▶ _Exercise details_: Nothing outside the lines from the one containing "Convert this diagram to TikZ code." down to the one containing "(0,0) rectangle (620,1140);" belongs in the copy; print that span exactly, both ends included, with pictures removed.
— Start of The data —
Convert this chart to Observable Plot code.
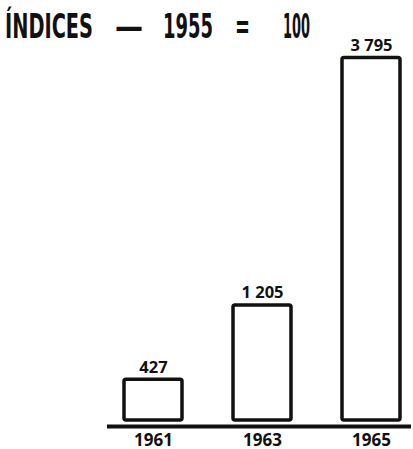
<!DOCTYPE html>
<html>
<head>
<meta charset="utf-8">
<script src="https://cdn.jsdelivr.net/npm/d3@7"></script>
<script src="https://cdn.jsdelivr.net/npm/@observablehq/plot@0.6"></script>
<style>
  html, body { margin: 0; padding: 0; background: #fff; }
  #wrap { position: relative; width: 413px; height: 449px; overflow: hidden; }
  svg { position: absolute; left: 0; top: 0; }
</style>
</head>
<body>
<div id="wrap"></div>
<script>
const years = ["1961", "1963", "1965"];
const values = [427, 1205, 3795];
const valueLabels = ["427", "1 205", "3 795"];
const titleWords = ["ÍNDICES", "—", "1955", "=", "100"];

const data = years.map((y, i) => ({year: y, value: values[i], label: valueLabels[i]}));

const wrap = document.getElementById("wrap");

const chart = Plot.plot({
  width: 413,
  height: 449,
  marginTop: 57.5,
  marginBottom: 29,
  marginLeft: 123,
  marginRight: 12,
  style: {background: "transparent", color: "#111"},
  x: {domain: years, paddingInner: 0.47, paddingOuter: 0, axis: null},
  y: {domain: [0, 3795], axis: null},
  marks: [
    Plot.barY(data, {x: "year", y: "value", fill: "white", stroke: "#111", strokeWidth: 3.5, rx: 2}),
    Plot.ruleY([0], {stroke: "#111", strokeWidth: 4, dy: 6, insetLeft: -16, insetRight: -10}),
    Plot.text(data, {x: "year", y: "value", text: "label", lineAnchor: "bottom", dy: -7,
      fontSize: 16.5, fontWeight: "bold", fontFamily: "'Open Sans', sans-serif", fill: "#111"}),
    Plot.text(data, {x: "year", y: 0, text: "year", lineAnchor: "bottom", dy: 25,
      fontSize: 17, fontWeight: "bold", fontFamily: "'Open Sans', sans-serif", fill: "#111"})
  ]
});
wrap.appendChild(chart);

// Title: condensed heavy words, horizontally squeezed to fit the original widths
const lefts = [5, 115, 163, 235, 283];
const widths = [88, 28, 50, 15, 27];
const svg = d3.select(chart);
const tg = svg.append("g")
  .attr("font-family", "'DejaVu Sans', sans-serif")
  .attr("font-weight", "bold")
  .attr("font-size", 33.5)
  .attr("text-anchor", "start")
  .attr("fill", "#111");
titleWords.forEach((w, i) => {
  const t = tg.append("text").attr("text-anchor", "start").text(w);
  const nat = t.node().getComputedTextLength();
  t.attr("transform", `translate(${lefts[i]},38) scale(${widths[i] / nat},1)`);
});
</script>
</body>
</html>
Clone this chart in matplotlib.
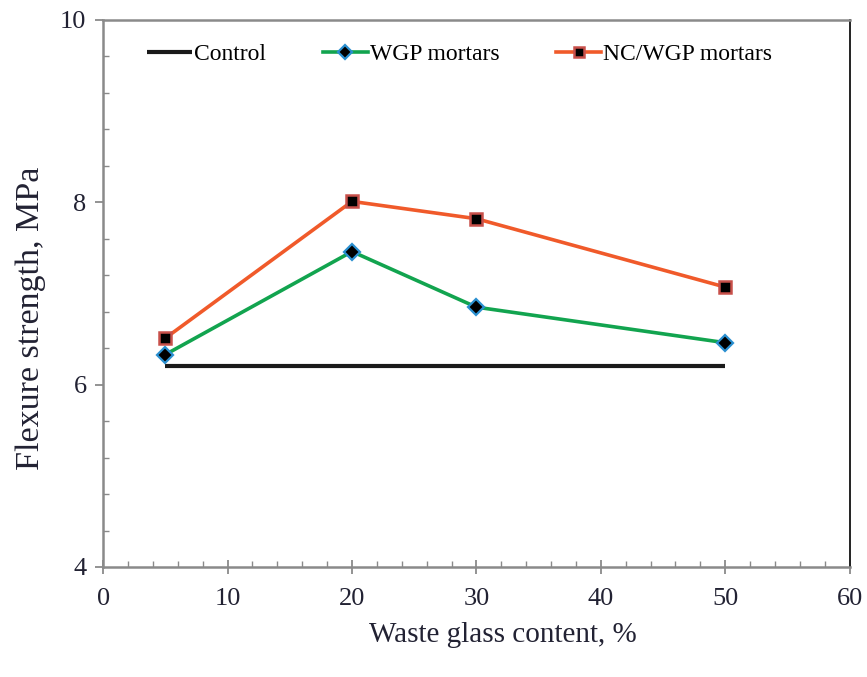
import numpy as np
import matplotlib
matplotlib.use('Agg')
import matplotlib.pyplot as plt
from matplotlib.ticker import MultipleLocator

# ---- data ----
x_control = [5, 50]
y_control = [6.2, 6.2]

x_glass = [5, 20, 30, 50]
y_wgp = [6.33, 7.46, 6.85, 6.46]
y_ncwgp = [6.51, 8.01, 7.82, 7.07]

plt.rcParams['font.family'] = ['Liberation Serif', 'DejaVu Serif']

fig = plt.figure(figsize=(8.67, 6.77), dpi=100)
ax = fig.add_axes([0.119, 0.1625, 0.861, 0.808])

ax.plot(x_control, y_control, color='#1a1a1a', lw=3.0, label='Control',
        solid_capstyle='butt', zorder=2)
ax.plot(x_glass, y_wgp, color='#12a44f', lw=2.6, marker='D', markersize=8.5,
        markerfacecolor='black', markeredgecolor='#2a8fd0', markeredgewidth=1.6,
        label='WGP mortars', zorder=3)
ax.plot(x_glass, y_ncwgp, color='#f05a2a', lw=2.6, marker='s', markersize=9,
        markerfacecolor='black', markeredgecolor='#c8504a', markeredgewidth=1.8,
        label='NC/WGP mortars', zorder=3)

ax.set_xlim(0, 60)
ax.set_ylim(4, 10)
ax.xaxis.set_major_locator(MultipleLocator(10))
ax.xaxis.set_minor_locator(MultipleLocator(2))
ax.yaxis.set_major_locator(MultipleLocator(2))
ax.yaxis.set_minor_locator(MultipleLocator(0.4))

gray = '#8a8a8a'
for side in ['left', 'bottom', 'top']:
    ax.spines[side].set_color(gray)
    ax.spines[side].set_linewidth(1.8)
ax.spines['right'].set_color('#222222')
ax.spines['right'].set_linewidth(1.4)

ax.tick_params(which='major', direction='out', length=6, width=1.3,
               color=gray, labelsize=19, labelcolor='#222233', pad=6)
ax.tick_params(which='minor', direction='in', length=4, width=1.0, color=gray)
ax.tick_params(axis='x', which='major', direction='inout', length=10, pad=10)
ax.tick_params(top=False, right=False, which='both')

ax.set_xlabel('Waste glass content, %', fontsize=21, color='#222233')
ax.set_ylabel('Flexure strength, MPa', fontsize=24.5, color='#222233')
ax.xaxis.set_label_coords(0.535, -0.101)
ax.yaxis.set_label_coords(-0.077, 0.455)

ax.legend(loc='upper left', bbox_to_anchor=(0.03, 0.995), ncol=3, frameon=False,
          fontsize=17, handlelength=1.9, handletextpad=0.1, columnspacing=2.4,
          markerscale=0.85)

fig.savefig('out.png', dpi=100)
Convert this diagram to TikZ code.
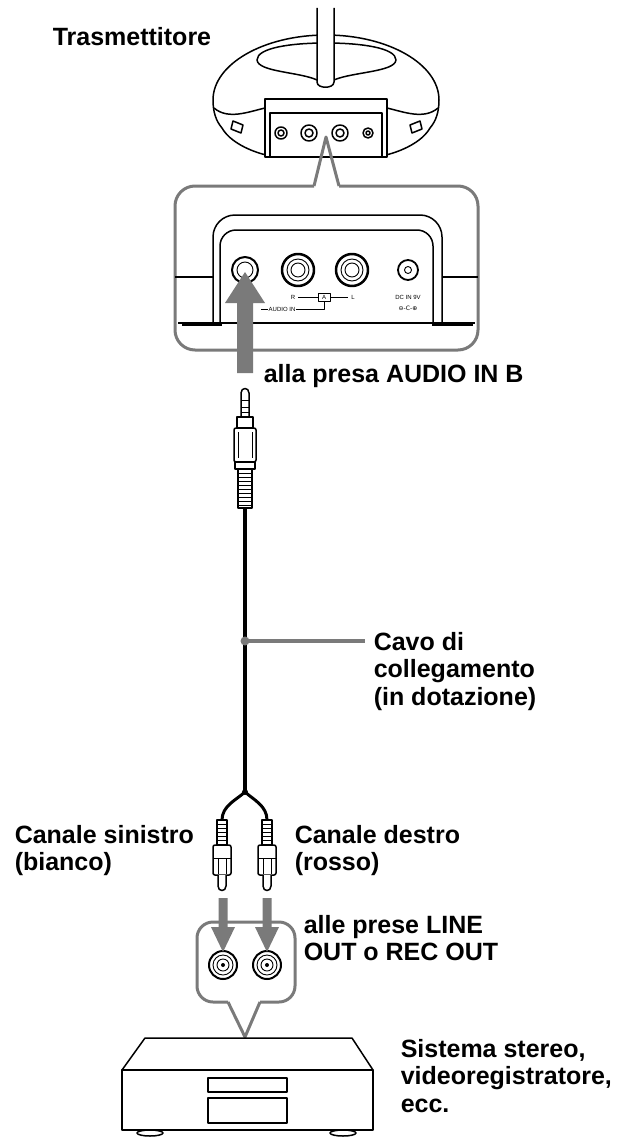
\documentclass[tikz,border=0pt]{standalone}
\usepackage{fontspec}
\setmainfont{Liberation Sans}
\newfontfamily\symfont{DejaVu Sans}
\usetikzlibrary{arrows.meta, positioning}

\definecolor{callgray}{gray}{0.48}
\definecolor{arrgray}{gray}{0.48}

\tikzset{
  lbl/.style={font=\bfseries\fontsize{25}{27.5}\selectfont, align=left, anchor=base west, inner sep=0pt},
  mini/.style={font=\fontsize{6}{6}\selectfont, inner sep=0pt},
  callout/.style={draw=callgray, line width=3pt, line join=round},
  thin/.style={line width=0.9pt},
}

\begin{document}
\begin{tikzpicture}[x=1pt, y=-1pt, line width=1.5pt, line join=round]
  \useasboundingbox (0,0) rectangle (620,1140);

  % transmitter
  \draw (213,100) .. controls (213,64) and (264,35) .. (326,35)
        .. controls (388,35) and (439,64) .. (439,100);
  \draw (257,60) .. controls (257,48) and (290,43) .. (326,43)
        .. controls (362,43) and (396,48) .. (396,60);
  \draw (257,60) .. controls (258,72) and (300,72) .. (317,80);
  \draw (396,60) .. controls (395,72) and (352,72) .. (334,80);
  \draw (213,100) .. controls (213,112) and (216,121) .. (222,128)
        .. controls (230,142) and (250,151) .. (266,155);
  \draw (439,100) .. controls (439,112) and (436,121) .. (430,128)
        .. controls (422,142) and (402,151) .. (386,155);
  \draw (214,108) .. controls (228,120) and (248,112) .. (265,108);
  \draw (438,108) .. controls (424,120) and (404,112) .. (387,108);
  \draw (233,121) -- (243,125) -- (241,133) -- (231,129) -- cycle;
  \draw (420,121) -- (410,125) -- (412,133) -- (422,129) -- cycle;
  \draw[fill=white] (317,8) -- (317,82) .. controls (317,89) and (334,89) .. (334,82) -- (334,8);
  \draw[fill=white] (265,157) -- (265,99) -- (387,99) -- (387,157) -- cycle;
  \draw (270,157) -- (270,113) -- (382,113) -- (382,157);
  \foreach \x/\r/\s in {281/6pt/3pt, 309/8pt/4pt, 340/8pt/4pt, 368/5pt/2pt}
    \draw (\x,133) circle[radius=\r] circle[radius=\s];

  % close-up of the back panel
  \draw[callout] (314,186) -- (326,137) -- (339,186);
  \draw[callout, rounded corners=20pt] (339,186) -- (478,186) -- (478,350)
        -- (175,350) -- (175,186) -- (314,186);
  \draw (175,277) -- (213,277) (442,277) -- (478,277);
  \draw (178,323) -- (475,323);
  \draw[line width=2.5pt] (182,325) -- (222,325) (432,325) -- (473,325);
  \draw[rounded corners=22pt] (213,323) -- (213,215) -- (442,215) -- (442,323);
  \draw[rounded corners=16pt] (220,323) -- (220,230) -- (433,230) -- (433,323);

  \coordinate (jB) at (245,270);
  \coordinate (jR) at (298,270);
  \coordinate (jL) at (352,270);
  \coordinate (jDC) at (408,270);
  \draw[line width=2pt] (jB) circle[radius=13pt];
  \draw[thin] (jB) circle[radius=8pt];
  \foreach \j in {jR, jL} {
    \draw[line width=2.5pt] (\j) circle[radius=16pt];
    \draw[thin] (\j) circle[radius=11pt] circle[radius=7pt];
  }
  \draw[line width=1.8pt] (jDC) circle[radius=10pt];
  \draw[thin] (jDC) circle[radius=3.5pt];

  \node (r) [mini] at (293,297) {R};
  \node (l) [mini] at (353,297) {L};
  \node (a) [mini, draw, line width=0.6pt, minimum width=12pt, minimum height=8pt] at (324,297) {A};
  \node (ain) [mini] at (282,309) {AUDIO IN};
  \node (dc) [mini] at (408,297) {DC IN 9V};
  \node (pol) [mini] at (408,308) {\symfont ⊖-C-⊕};
  \draw[line width=0.6pt] (r) ++(5,0) -- (a.west) (a.east) -- ++(18,0);
  \draw[line width=0.6pt] (ain.west) -- ++(-7,0) (ain.east) -- (a.south |- ain.east) -- (a.south);

  \coordinate (inB) at (245,272);
  \fill[arrgray] (237,373) -- (237,303) -- (225,303) -- (inB) -- (265,303)
        -- (253,303) -- (253,373) -- cycle;
  \node (inBtxt) [lbl] at (263,382) {alla presa AUDIO IN B};

  % mini plug and cable
  \draw[fill=white] (241,417) -- (241,393) .. controls (241,387) and (249,387) .. (249,393) -- (249,417);
  \draw[thin] (241,400) -- (249,400) (241,407) -- (249,407) (241,412) -- (249,412);
  \draw[fill=white] (237,417) rectangle (253,428);
  \draw[fill=white, rounded corners=2pt] (234,428) rectangle (256,462);
  \draw[thin] (238,432) -- (238,458) (252,432) -- (252,458);
  \draw[fill=white] (235,462) rectangle (255,469);
  \draw[fill=white] (238,469) rectangle (252,508);
  \foreach \y in {473,477,...,505} \draw[thin] (238,\y) -- (252,\y);

  \coordinate (plugB) at (245,508);
  \coordinate (dot) at (245,641);
  \coordinate (lead) at (365,641);
  \coordinate (jn) at (245,792);
  \draw[line width=4pt] (plugB) -- (jn);
  \draw[callgray, line width=4pt] (dot) -- (lead);
  \fill[callgray] (dot) circle[radius=4.5pt];
  \node (cavo) [lbl] at (373,705) {Cavo di\\collegamento\\(in dotazione)};

  % pin plugs
  \coordinate (plugL) at (222,820);
  \coordinate (plugR) at (267,820);
  \draw[line width=3pt] (jn) .. controls (236,800) and (222,806) .. (plugL);
  \draw[line width=3pt] (jn) .. controls (254,800) and (267,806) .. (plugR);
  \fill (jn) circle[radius=3pt];
  \foreach \x in {222,267} {
    \draw[fill=white] (\x-5,820) rectangle (\x+5,845);
    \foreach \y in {824,828,...,842} \draw[thin] (\x-5,\y) -- (\x+5,\y);
    \draw[fill=white, rounded corners=2pt] (\x-9,845) rectangle (\x+9,875);
    \draw[thin] (\x-9,858) -- (\x+9,858) (\x-4,858) -- (\x-4,874) (\x+4,858) -- (\x+4,874);
    \draw[fill=white] (\x-4,875) -- (\x-4,886) .. controls (\x-4,892) and (\x+4,892) .. (\x+4,886) -- (\x+4,875);
  }
  \node (sx) [lbl] at (14,870.5) {Canale sinistro\\(bianco)};
  \node (dx) [lbl] at (294,870.5) {Canale destro\\(rosso)};

  % close-up of the output jacks
  \draw[callout, rounded corners=16pt] (228,1002) -- (197,1002) -- (197,922)
        -- (295,922) -- (295,1002) -- (260,1002);
  \draw[callout] (228,1002) -- (245,1037) -- (260,1002);
  \foreach \x in {223,267} {
    \draw[line width=2pt] (\x,965) circle[radius=14pt];
    \draw[thin] (\x,965) circle[radius=10pt] circle[radius=6pt];
    \fill (\x,965) circle[radius=2pt];
    \fill[arrgray] (\x-4.5,898) -- (\x-4.5,927) -- (\x-12,927) -- (\x,952)
          -- (\x+12,927) -- (\x+4.5,927) -- (\x+4.5,898) -- cycle;
  }
  \node (out) [lbl] at (303,960.5) {alle prese LINE\\OUT o REC OUT};

  % stereo system
  \draw (150,1133) ellipse[x radius=13pt, y radius=3pt];
  \draw (343,1133) ellipse[x radius=13pt, y radius=3pt];
  \draw[fill=white] (145,1038) -- (352,1038) -- (373,1070) -- (122,1070) -- cycle;
  \draw[fill=white] (122,1070) rectangle (373,1130);
  \draw[line width=2.5pt] (122,1130) -- (373,1130);
  \draw (208,1078) rectangle (287,1092);
  \draw (208,1098) rectangle (287,1123);
  \node (sys) [lbl] at (400,1112) {Sistema stereo,\\videoregistratore,\\ecc.};

  \node (tx) [lbl] at (52,46) {Trasmettitore};
\end{tikzpicture}
\end{document}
— End of The data —
▶ _Answer for this exercise_:
Convert this diagram to TikZ code.
\documentclass[tikz,border=0pt]{standalone}
\usepackage{fontspec}
\setmainfont{Liberation Sans}
\newfontfamily\symfont{DejaVu Sans}
\usetikzlibrary{arrows.meta, positioning}

\definecolor{callgray}{gray}{0.48}
\definecolor{arrgray}{gray}{0.48}

\tikzset{
  lbl/.style={font=\bfseries\fontsize{25}{27.5}\selectfont, align=left, anchor=base west, inner sep=0pt},
  mini/.style={font=\fontsize{6}{6}\selectfont, inner sep=0pt},
  callout/.style={draw=callgray, line width=3pt, line join=round},
  thin/.style={line width=0.9pt},
}

\begin{document}
\begin{tikzpicture}[x=1pt, y=-1pt, line width=1.5pt, line join=round]
  \useasboundingbox (0,0) rectangle (620,1140);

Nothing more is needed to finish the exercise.